Let $\phi(x)=\begin{cases}0, 0<x<1\\ 1, 1<x<3 \end{cases}$
We have that its Fourier cosine series is given by $\phi(x)=\begin{cases}0, 0<x<1\\ \frac{2}{3}+\sum_{m=1}^{\infty}\frac{-2\sin(m\pi/3)}{m\pi}\cos(\frac{m\pi x}{3}), 1<x<3 \end{cases}$. Does it converge to $\phi$ in the $L^2$ sense? Why?
We have that if $0<x<1$, then $\phi(x)$ converges to zero in $L^2$ sense.
If $1<x<3,$ then we should verify that $$\displaystyle\int_1^3\left\vert 1-\frac{2}{3}-\frac{2}{\pi}\sum_{m=1}^\infty\frac{\sin(m\pi/3)}{m}\cos(\frac{m\pi x}{3}) \right\vert^2dx\to 0 \text{ when } m\to\infty\\ \iff\displaystyle\int_1^3\left\vert \frac{1}{3}-\frac{2}{\pi}\sum_{m=1}^\infty\frac{\sin(m\pi/3)}{m}\cos(\frac{m\pi x}{3}) \right\vert^2dx\to 0 \text{ when } m\to\infty$$
Am I correct so far ?
Any hint please on how should I continue from here?
edit: I had a typo in the definition of Fourier series, it's 2/3 instead of 4/3. Sorry.
edit 2: I found the following result which is equivalent to prove $L^2$ convergence. If $\{x_n\}$ are the eigenfunctions of symmetric boundary conditions of the problem and $\vert f\vert$ is finite, then $\Vert f-\sum{A_nx_n}\Vert\to0$ when $N\to\infty$
The problem is I just have the series and not a problem with boundary conditions,etc.
What do I do then ?? :(
The statement of this question is strange. You wrote "We have that its Fourier cosine series is given by
$$\phi(x)=\begin{cases}0, 0<x<1\\ \frac{2}{3}+\sum_{m=1}^{\infty}\frac{-2\sin(m\pi/3)}{m\pi}\cos(\frac{m\pi x}{3}), 1<x<3"\end{cases}$$
Why do you set $\phi$ equal to this, and why do you have cases? Why not just write that the Fourier cosine series of $\phi$ on $[0,3]$ is
$$\tag 1 \frac{2}{3}+\sum_{m=1}^{\infty}\frac{-2\sin(m\pi/3)}{m\pi}\cos(\frac{m\pi x}{3})?$$
The basic question appears to be: Does $(1)$ converge to $\phi$ in $L^2[0,3]?$ The answer is yes. Now you wrote that this series, restricted to $[0,1],$ converges to $0$ in $L^2[0,1],$ but I'm not sure where you're getting that from.

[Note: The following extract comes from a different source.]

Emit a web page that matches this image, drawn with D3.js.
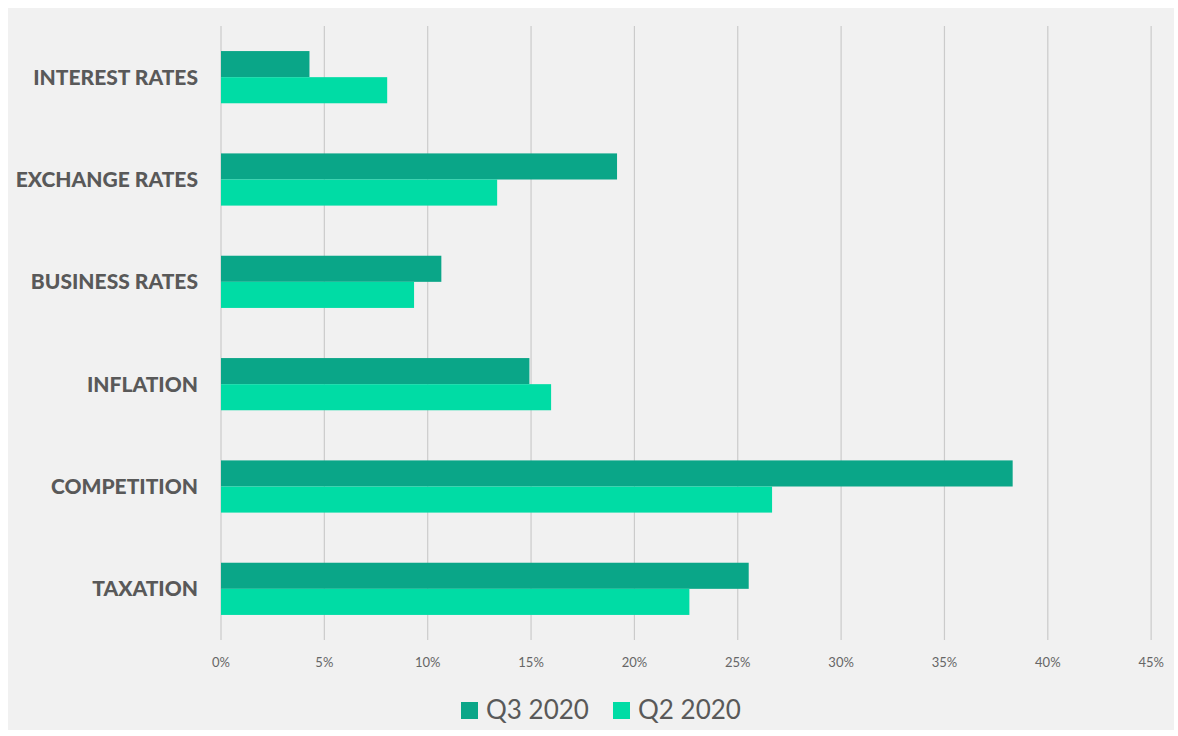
<!DOCTYPE html>
<html>
<head>
<meta charset="utf-8">
<script src="https://cdn.jsdelivr.net/npm/d3@7"></script>
<style>
  body { margin: 0; background: #ffffff; }
  svg { display: block; }
</style>
</head>
<body>
<div id="chart"></div>
<script>
const categories = ["INTEREST RATES", "EXCHANGE RATES", "BUSINESS RATES", "INFLATION", "COMPETITION", "TAXATION"];
const seriesNames = ["Q3 2020", "Q2 2020"];
const q3Values = [4.28, 19.16, 10.66, 14.92, 38.3, 25.53];
const q2Values = [8.04, 13.36, 9.34, 15.97, 26.66, 22.66];
const tickValues = [0, 5, 10, 15, 20, 25, 30, 35, 40, 45];
const colors = ["#0aa688", "#00dca5"];

const width = 1178, height = 736;
const margin = { top: 26, right: 28, bottom: 96, left: 221 };

const svg = d3.select("#chart").append("svg")
  .attr("width", width)
  .attr("height", height);

// grey panel
svg.append("rect")
  .attr("x", 8).attr("y", 8)
  .attr("width", width - 12).attr("height", height - 14)
  .attr("fill", "#f1f1f1");

const x = d3.scaleLinear()
  .domain([0, 45])
  .range([margin.left, margin.left + 45 * 20.67]);

const y = d3.scaleBand()
  .domain(categories)
  .range([margin.top, height - margin.bottom])
  .paddingInner(0.49)
  .paddingOuter(0.245);

const sub = d3.scaleBand()
  .domain(seriesNames)
  .range([0, y.bandwidth()]);

// gridlines
svg.append("g")
  .selectAll("line")
  .data(tickValues)
  .join("line")
  .attr("x1", d => x(d)).attr("x2", d => x(d))
  .attr("y1", margin.top).attr("y2", height - margin.bottom)
  .attr("stroke", "#cbcbcb")
  .attr("stroke-width", 1.2);

// tick labels
svg.append("g")
  .selectAll("text")
  .data(tickValues)
  .join("text")
  .attr("x", d => x(d))
  .attr("y", 667)
  .attr("text-anchor", "middle")
  .attr("font-family", "Lato, 'Open Sans', sans-serif")
  .attr("font-size", 13)
  .attr("fill", "#666")
  .text(d => d + "%");

// bars
const rows = categories.map((c, i) => ({ cat: c, vals: [q3Values[i], q2Values[i]] }));

const groups = svg.append("g")
  .selectAll("g")
  .data(rows)
  .join("g")
  .attr("transform", d => `translate(0,${y(d.cat)})`);

groups.selectAll("rect")
  .data(d => d.vals.map((v, j) => ({ name: seriesNames[j], value: v, j })))
  .join("rect")
  .attr("x", x(0))
  .attr("y", d => sub(d.name))
  .attr("width", d => x(d.value) - x(0))
  .attr("height", sub.bandwidth())
  .attr("fill", d => colors[d.j]);

// category labels
svg.append("g")
  .selectAll("text")
  .data(categories)
  .join("text")
  .attr("x", 198)
  .attr("y", d => y(d) + y.bandwidth() / 2 + 7.5)
  .attr("text-anchor", "end")
  .attr("font-family", "Lato, 'Open Sans', sans-serif")
  .attr("font-weight", 900)
  .attr("font-size", 21)
  .attr("letter-spacing", 0)
  .attr("fill", "#595959")
  .text(d => d);

// legend
const legendX = [461, 613];
const legend = svg.append("g")
  .selectAll("g")
  .data(seriesNames)
  .join("g")
  .attr("transform", (d, i) => `translate(${legendX[i]},702)`);

legend.append("rect")
  .attr("width", 17).attr("height", 17)
  .attr("fill", (d, i) => colors[i]);

legend.append("text")
  .attr("x", 25)
  .attr("y", 17)
  .attr("font-family", "Lato, 'Open Sans', sans-serif")
  .attr("font-size", 26)
  .attr("fill", "#595959")
  .text(d => d);
</script>
</body>
</html>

The very well known general result here is this: Suppose $f\in L^2[0,T].$ Define the Fourier cosine coefficients $c_n$ of $f$ as follows:
$$c_0 = \frac{1}{T}\int_0^T f(x),\,\,c_n=\frac{2}{T}\int_0^T f(x)\cos(n\pi x/T)\, dx,\,\, n=1,2,\dots $$
Then the series $\sum_{n=0}^{\infty}c_n\cos(n\pi x/T)$ converges to $f$ in the $L^2[0,T]$ norm. I.e.,
$$\lim_{N\to \infty}\,\int_0^T |f(x)-\sum_{n=0}^{N}c_n\cos(n\pi x/T)|^2\, dx =0.$$
That proves the answer to your question is yes. Are you familiar with the general result?